Eclipse viewing glasses were a hot commodity in Great Bend Monday morning. Those looking for a pair began arriving as early as 8 a.m. at the Great Bend Public Library where it had been announced there would be an eclipse viewing party mid-day. While the wait continued until 11:30 a.m., and the line grew to nearly a block-long on the Forest Ave. side of the library, most who waited were not disappointed.
Taylor, Great Bend, and brother Brogan start school on Wednesday, so they were there with their grandmother. While none of the three had ever seen an eclipse before, and wondered if the clouds that filled the sky that morning would keep them from seeing it, Taylor was optimistic.
“There’s supposed to be another one in Texas in seven years,” she said. “That’s the year I graduate, so maybe I’ll get to go.”

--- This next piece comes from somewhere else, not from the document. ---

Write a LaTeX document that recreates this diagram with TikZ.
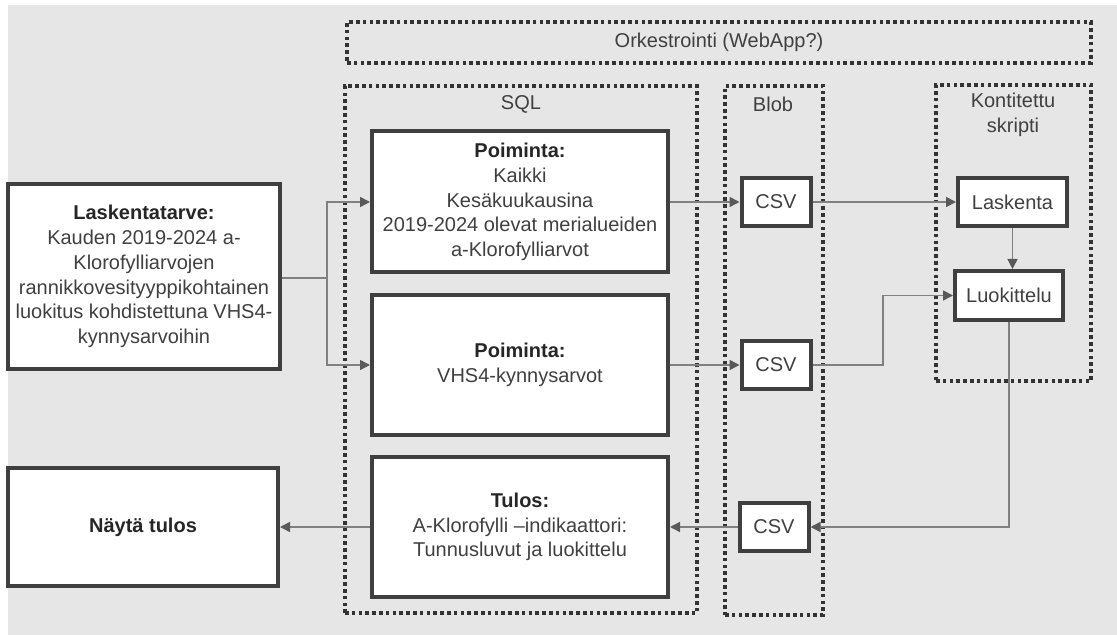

Diane Poncin, who was also at the library with her grandchildren, could not remember actually seeing an eclipse, but did remember her father helping her and her brother to look at something in the sky through a piece of smoked glass, and figured that had been a long-ago eclipse event.
Library staff asked those in family groups to share in order to stretch the 250 pairs of glasses ordered for the event. Some came with the eclipse-viewers or with welding glasses they picked up elsewhere or owned. It was not uncommon to see glasses passed from one person to another.
Sherry came with her son, Jacob. He urged her to bring him after attending an earlier library event with his grandmother, she said. She didn’t recall having ever seen an eclipse before, and looked forward to sharing the experience with her son.
Free hot-dogs and bottled water were offered, and library staff manned craft tables where children mixed household chemicals and glitter together to make slime, and others drew pictures of the phases of the eclipse or cut and pasted a sun and moon eclipse simulator as they waited. Yard games were played, and people spread out on the lawn, laying back to gaze at the sky as the moon travelled across the sun, its crescent eventually encompassing all but seven percent of its surface. While elsewhere along the path of totality, the sky grew decidedly dark, in Great Bend at the peak of the eclipse, the light resembled that of early evening, and the lingering cloud cover lent to the feeling of impending rain. But as the moon continued to pass before the sun, the skies grew brighter, and the crowd at the library began to grow smaller, until finally the much-heralded event came to a close.